Современники-то не сомневались, что понимают, притом понимали — и «Бориса», и «Горе» — с тем самым однообразием, которое иллюстрирует сходство творческих ситуаций и Пушкина, и Грибоедова. «Возвращаясь к «Борису Годунову», желаю спросить: что от него пользы белому свету?.. На театр он не идет, поэмой его назвать нельзя, ни романом, ни историей в лицах, ничем…» (Павел Катенин). И — о комедии Грибоедова: «…Она не имеет собственно драматических и театральных достоинств и лучше в простом чтении, чем на сцене…» (Иван Киреевский). «Надобно видеть «Горе от ума» на сцене, чтобы удостовериться, как мало в этой сцене драматического… Явление «Горе от ума» на сцене показывает, что оно писано совсем не для сцены…» (Николай Надеждин).
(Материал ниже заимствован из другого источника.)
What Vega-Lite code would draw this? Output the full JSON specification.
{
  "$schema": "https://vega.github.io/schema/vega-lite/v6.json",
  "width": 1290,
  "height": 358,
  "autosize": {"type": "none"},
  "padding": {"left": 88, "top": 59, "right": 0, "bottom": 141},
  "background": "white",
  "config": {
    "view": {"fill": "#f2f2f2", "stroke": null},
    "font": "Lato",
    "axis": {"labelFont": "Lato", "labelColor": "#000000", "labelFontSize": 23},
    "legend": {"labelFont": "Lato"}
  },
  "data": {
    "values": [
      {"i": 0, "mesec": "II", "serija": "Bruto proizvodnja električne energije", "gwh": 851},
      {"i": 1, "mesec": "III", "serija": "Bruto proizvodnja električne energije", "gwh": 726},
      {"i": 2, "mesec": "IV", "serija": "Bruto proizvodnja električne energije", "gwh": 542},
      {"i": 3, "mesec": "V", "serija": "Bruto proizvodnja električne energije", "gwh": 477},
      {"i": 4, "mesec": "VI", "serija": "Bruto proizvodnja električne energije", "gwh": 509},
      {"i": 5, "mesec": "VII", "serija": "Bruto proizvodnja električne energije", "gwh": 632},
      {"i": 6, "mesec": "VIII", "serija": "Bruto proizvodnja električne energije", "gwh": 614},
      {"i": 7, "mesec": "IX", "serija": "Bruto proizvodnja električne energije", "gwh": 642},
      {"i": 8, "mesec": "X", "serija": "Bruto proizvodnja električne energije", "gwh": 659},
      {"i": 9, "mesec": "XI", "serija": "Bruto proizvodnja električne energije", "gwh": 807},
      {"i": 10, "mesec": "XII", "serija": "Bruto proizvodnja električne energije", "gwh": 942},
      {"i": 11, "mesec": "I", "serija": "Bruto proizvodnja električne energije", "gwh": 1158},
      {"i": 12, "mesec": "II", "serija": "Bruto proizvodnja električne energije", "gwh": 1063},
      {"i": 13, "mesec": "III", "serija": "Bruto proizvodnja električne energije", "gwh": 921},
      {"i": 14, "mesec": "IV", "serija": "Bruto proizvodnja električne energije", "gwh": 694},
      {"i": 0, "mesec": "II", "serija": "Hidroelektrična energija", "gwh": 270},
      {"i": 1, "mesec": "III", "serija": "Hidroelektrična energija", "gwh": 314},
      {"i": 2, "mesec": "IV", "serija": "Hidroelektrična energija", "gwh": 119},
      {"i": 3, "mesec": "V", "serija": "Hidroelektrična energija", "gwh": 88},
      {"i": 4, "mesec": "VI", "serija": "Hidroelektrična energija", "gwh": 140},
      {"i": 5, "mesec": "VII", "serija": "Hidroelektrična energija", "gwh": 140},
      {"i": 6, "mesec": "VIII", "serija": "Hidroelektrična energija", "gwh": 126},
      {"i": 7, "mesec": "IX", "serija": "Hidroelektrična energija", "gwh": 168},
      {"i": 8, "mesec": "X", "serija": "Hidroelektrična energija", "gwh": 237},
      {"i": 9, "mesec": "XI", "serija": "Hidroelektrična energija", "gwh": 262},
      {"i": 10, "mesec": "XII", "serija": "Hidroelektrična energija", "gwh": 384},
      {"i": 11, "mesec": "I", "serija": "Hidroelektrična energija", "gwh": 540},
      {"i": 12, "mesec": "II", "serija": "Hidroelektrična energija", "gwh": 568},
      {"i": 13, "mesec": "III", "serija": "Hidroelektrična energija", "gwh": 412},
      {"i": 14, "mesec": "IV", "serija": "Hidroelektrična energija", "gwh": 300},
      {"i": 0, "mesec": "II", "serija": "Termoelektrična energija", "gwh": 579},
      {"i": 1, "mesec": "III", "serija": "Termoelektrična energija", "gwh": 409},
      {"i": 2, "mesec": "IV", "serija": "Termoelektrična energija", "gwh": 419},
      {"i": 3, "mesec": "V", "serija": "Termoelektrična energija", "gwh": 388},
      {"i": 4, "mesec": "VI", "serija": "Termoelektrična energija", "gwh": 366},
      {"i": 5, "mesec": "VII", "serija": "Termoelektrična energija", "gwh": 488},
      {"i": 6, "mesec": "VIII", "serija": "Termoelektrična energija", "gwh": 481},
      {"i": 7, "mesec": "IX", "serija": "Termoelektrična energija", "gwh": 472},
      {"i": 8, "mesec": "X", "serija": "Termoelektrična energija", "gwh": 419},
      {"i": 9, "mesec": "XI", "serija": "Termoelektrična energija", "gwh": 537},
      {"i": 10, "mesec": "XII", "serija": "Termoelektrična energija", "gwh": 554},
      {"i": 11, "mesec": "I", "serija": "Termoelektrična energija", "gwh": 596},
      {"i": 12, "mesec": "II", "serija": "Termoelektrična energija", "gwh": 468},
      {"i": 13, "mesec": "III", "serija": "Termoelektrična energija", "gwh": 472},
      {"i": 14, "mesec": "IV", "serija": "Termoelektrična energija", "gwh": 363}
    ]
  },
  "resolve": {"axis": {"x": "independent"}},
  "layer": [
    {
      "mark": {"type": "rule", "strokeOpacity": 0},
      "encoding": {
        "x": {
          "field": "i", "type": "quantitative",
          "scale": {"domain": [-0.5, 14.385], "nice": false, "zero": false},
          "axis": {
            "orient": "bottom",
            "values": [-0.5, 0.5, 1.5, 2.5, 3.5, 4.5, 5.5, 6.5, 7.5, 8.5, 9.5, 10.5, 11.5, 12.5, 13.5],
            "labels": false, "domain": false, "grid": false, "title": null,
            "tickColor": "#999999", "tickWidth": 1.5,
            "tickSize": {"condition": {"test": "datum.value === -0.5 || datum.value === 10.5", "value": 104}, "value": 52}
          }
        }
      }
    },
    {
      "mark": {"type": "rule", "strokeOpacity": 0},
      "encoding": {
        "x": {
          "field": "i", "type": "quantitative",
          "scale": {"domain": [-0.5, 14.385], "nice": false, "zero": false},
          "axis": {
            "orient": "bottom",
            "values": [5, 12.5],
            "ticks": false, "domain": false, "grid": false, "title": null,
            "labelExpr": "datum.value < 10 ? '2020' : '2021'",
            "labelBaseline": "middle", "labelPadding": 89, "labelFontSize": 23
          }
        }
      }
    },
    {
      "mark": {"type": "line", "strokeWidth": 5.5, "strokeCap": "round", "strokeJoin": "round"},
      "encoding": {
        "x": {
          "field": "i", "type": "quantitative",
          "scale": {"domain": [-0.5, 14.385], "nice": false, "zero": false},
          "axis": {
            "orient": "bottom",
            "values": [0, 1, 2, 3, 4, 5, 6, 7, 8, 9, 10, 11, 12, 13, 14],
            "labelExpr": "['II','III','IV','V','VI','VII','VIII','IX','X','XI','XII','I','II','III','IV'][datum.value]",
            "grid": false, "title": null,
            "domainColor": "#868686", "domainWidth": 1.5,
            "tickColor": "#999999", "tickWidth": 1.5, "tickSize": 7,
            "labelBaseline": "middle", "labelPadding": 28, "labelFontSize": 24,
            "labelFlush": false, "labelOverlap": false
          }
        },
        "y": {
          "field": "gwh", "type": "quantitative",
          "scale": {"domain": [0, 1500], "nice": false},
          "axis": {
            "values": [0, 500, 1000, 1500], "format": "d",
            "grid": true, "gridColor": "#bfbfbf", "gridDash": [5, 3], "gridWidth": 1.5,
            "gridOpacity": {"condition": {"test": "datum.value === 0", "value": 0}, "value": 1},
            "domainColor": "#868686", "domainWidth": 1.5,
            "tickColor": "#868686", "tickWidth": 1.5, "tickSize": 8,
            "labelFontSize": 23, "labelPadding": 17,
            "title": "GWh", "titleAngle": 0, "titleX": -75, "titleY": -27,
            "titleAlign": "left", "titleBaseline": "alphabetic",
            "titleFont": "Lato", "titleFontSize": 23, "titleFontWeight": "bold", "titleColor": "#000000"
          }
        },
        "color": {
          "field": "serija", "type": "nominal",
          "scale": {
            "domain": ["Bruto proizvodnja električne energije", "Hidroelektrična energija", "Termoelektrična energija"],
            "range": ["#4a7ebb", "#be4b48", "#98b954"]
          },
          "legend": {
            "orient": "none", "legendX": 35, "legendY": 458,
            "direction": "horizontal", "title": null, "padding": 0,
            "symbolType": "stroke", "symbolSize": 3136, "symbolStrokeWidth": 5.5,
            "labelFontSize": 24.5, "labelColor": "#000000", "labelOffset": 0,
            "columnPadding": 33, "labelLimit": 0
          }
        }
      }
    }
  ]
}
Щепетильности ради заметим, что насмешничать над пророчествами не приходится. Не только почтение к умнейшим из современников Пушкина и Грибоедова заставляет признать, что «на театр он не идет» или «писано совсем не для сцены» — да, перехлест, перебор, второе и вовсе ошибка, но — не глупость. То, что «Борис Годунов» по сей день не имеет на сцене конгениального воплощения, то, что комедия Грибоедова в большей части спектаклей скорее действительно лезедрама, которая впрямь «лучше в простом чтении», а не искрометное действо, — эта судьба и заставляет нас говорить о странности обеих пьес.
Но я сейчас — об одной из них, о грибоедовской.
Из всего, что о ней написано, предпочитаю одну фразу, больше других способную объяснить эту самую странность. То, что сказал Иван Александрович Гончаров: «Как картина, она, без сомнения, громадна. Полотно ее захватывает длинный период русской жизни — от Екатерины до императора Николая».
Вот!
Потом нечто похожее станет утверждать Юрий Тынянов. Замечательно определит Репетилова как «катастрофическую фигуру», таким образом словно бы разрешив сомнения Пушкина, разглядевшего в этом уродливо-трогательном персонаже «2, 3, 10 характеров». О самой комедии скажет: «Самая пьеса как бы написана во время таких «превращений», отсюда ее беспредметная тревога»… Правда, неясно, почему «как бы», если сама беспредметность Тыняновым дальше конкретизирована, стало быть, опровергнута: «Горе от ума» — комедия о том времени, о безвременье, о женской власти и мужском упадке, о великом историческом вековом счете за героическую народную войну…» — и т. д.
Все верно или почти верно, но, признаюсь, мелковато — кроме прилагательного «вековой», отнесенного, впрочем, лишь к одному из явлений истории. К могучему, наиважнейшему, но к одному. Нет, объяснить грибоедовскую комедию способен только масштаб, заданный Гончаровым: «от Екатерины до императора Николая».
Перелом, катастрофа — но то и другое затянувшееся, замедленное, застывшее. «Так ярый ток, оледенев, над бездною висит», говоря словами Баратынского, взятыми из стихов, которые (люблю совпадения) молва озаглавила: «К портрету Грибоедова».